Pune Bus Day: A Success ?

For days leading up to the Pune Bus Day, proposed on 1 November 2012 and even a few days after, I was grappling with the whole question of “what’s really the purpose and what is its effectiveness?” I heard many arguments, almost all of them, against the concept of a Bus Day in Pune. Most argued that it was more about advertisement by Sakal Times. Most also spoke about ‘what will be achieved in a day?’. Some even when to the extreme of suggesting that it is a way to fool us common citizens into believing that Puneites can suddenly shift to using Public Transport, thereby clearing up roads for others.

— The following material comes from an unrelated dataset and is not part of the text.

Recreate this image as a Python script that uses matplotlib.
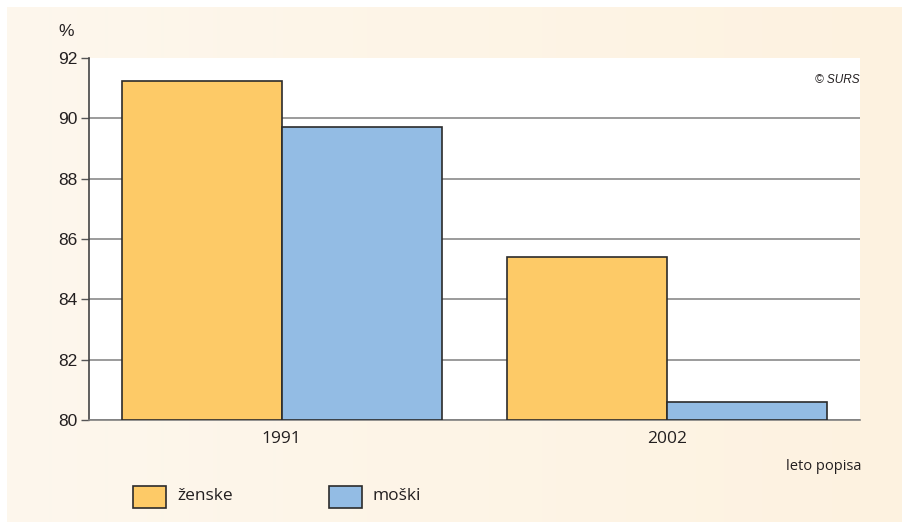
import numpy as np
import matplotlib.pyplot as plt
from matplotlib.patches import Rectangle

years = ["1991", "2002"]
zenske = [91.25, 85.4]
moski = [89.7, 80.6]
series_labels = ["ženske", "moški"]
colors = ["#fdca67", "#93bce4"]
yticks = [80, 82, 84, 86, 88, 90, 92]

W, H = 902, 524
fig = plt.figure(figsize=(W / 100, H / 100), dpi=100)
fig.patch.set_facecolor("white")

# cream gradient background
bg = fig.add_axes([7 / W, 2 / H, (W - 7) / W, (H - 9) / H], zorder=-10)
grad = np.linspace(0, 1, 256).reshape(1, -1)
c0 = np.array([253, 247, 237]) / 255
c1 = np.array([253, 242, 224]) / 255
img = c0[None, None, :] * (1 - grad[..., None]) + c1[None, None, :] * grad[..., None]
bg.imshow(img, aspect="auto", extent=[0, 1, 0, 1])
bg.set_axis_off()

x0, x1, y0, y1 = 89, 860, 58, 420
ax = fig.add_axes([x0 / W, 1 - y1 / H, (x1 - x0) / W, (y1 - y0) / H])
ax.set_facecolor("white")

x = np.arange(len(years))
w = 0.415
b1 = ax.bar(x - w / 2, np.array(zenske) - 80, w, bottom=80, color=colors[0],
            edgecolor="#2b2b2b", linewidth=1.2, zorder=3)
b2 = ax.bar(x + w / 2, np.array(moski) - 80, w, bottom=80, color=colors[1],
            edgecolor="#2b2b2b", linewidth=1.2, zorder=3)

ax.set_xlim(-0.5, 1.5)
ax.set_ylim(80, 92)
ax.set_yticks(yticks)
ax.set_yticklabels([str(t) for t in yticks], fontsize=12.5, family="Liberation Sans", color="#231f20")
ax.yaxis.grid(True, color="#808080", linewidth=1.1, zorder=1)
ax.get_ygridlines()[-1].set_visible(False)
ax.tick_params(axis="y", length=6, width=1, color="#555555", pad=2)
ax.set_xticks(x)
ax.set_xticklabels(years, fontsize=12.5, family="Open Sans", color="#231f20")
ax.tick_params(axis="x", length=0, pad=8)
for s in ["top", "right"]:
    ax.spines[s].set_visible(False)
ax.spines["left"].set_color("#444444")
ax.spines["left"].set_linewidth(1.2)
ax.spines["bottom"].set_color("#808080")
ax.spines["bottom"].set_linewidth(1.2)

fig.text(66 / W, 1 - 31 / H, "%", fontsize=12.5, family="Liberation Sans", ha="center", va="center", color="#231f20")
ax.text(0.999, 0.938, "© SURS", transform=ax.transAxes, ha="right", va="center",
        fontsize=8.5, style="italic", family="Liberation Sans", color="#231f20")
fig.text(861 / W, 1 - 467 / H, "leto popisa", fontsize=10.5, family="Open Sans",
         ha="right", va="center", color="#231f20")

# legend
for (lx, tx), lab, col in zip([(133, 177), (329, 373)], series_labels, colors):
    fig.add_artist(Rectangle((lx / W, 1 - 508 / H), 33 / W, 22 / H, transform=fig.transFigure,
                             facecolor=col, edgecolor="#2b2b2b", linewidth=1.2))
    fig.text(tx / W, 1 - 496 / H, lab, fontsize=12.5, family="Open Sans", ha="left",
             va="center", color="#231f20")

fig.savefig("out.png", dpi=100)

From my own perspective, initially I was non committal. It looked and seemed like a good initiative, full of enthusiasm and ‘feel good’ factor. Citizens across Pune poured in wishes and money for the cause and thereby gave a general feeling of ‘oneness’ amongst Pune citizenry and a collective voice that seemed to suggest that Pune really needs a good public transport system. A part of my logical brain kept telling me that celebration of one day is futile. How can it really help resolve Pune’s traffic woes? But a part of my brain, perhaps, the emotional part, wanted me to believe in the goodness of the cause, even if for just one day.

And then suddenly (thanks to Nitin Pai), I had a chance to discuss the ways in which public policy and its effectiveness can be evaluated, to really understand how it has performed. In its most miniscule form, I took the Pune Bus Day, as a public policy. What then should I test to find out if the Pune Bus Day Public Policy was effective?

As with any successful public policy, I should check if the Pune Bus Day Policy was really effective in bringing about a ‘marginal’ change. And voila, suddenly, the logical and emotional thoughts in my brain could come together to find out simply if the ‘feel good’ policy has induced at least one additional (marginal) person to take to the Bus for the remaining part of the year? If it has, then I think, the Bus Day was a success. If it has not, then it can be labeled as a failure.

Thus, the proponents of the Pune Bus Day, namely Sakal Times, needs to take a quick survey to find if there were any new entrants into the PMPML’s customers. If there were, then the focus of PMPML should be to retain these marginal converts into its customer base. A consistent and systematic follow up on the Pune Bus Day, can be a very good way to absolve Sakal Times of allegation of the motive of ‘Only For Advertisement’. And only then, can the Pune Bus Day be termed as a success. Otherwise, it will be just another day, gone by in collective memory of Pune, as a day when people at least spoke about PMPML buses!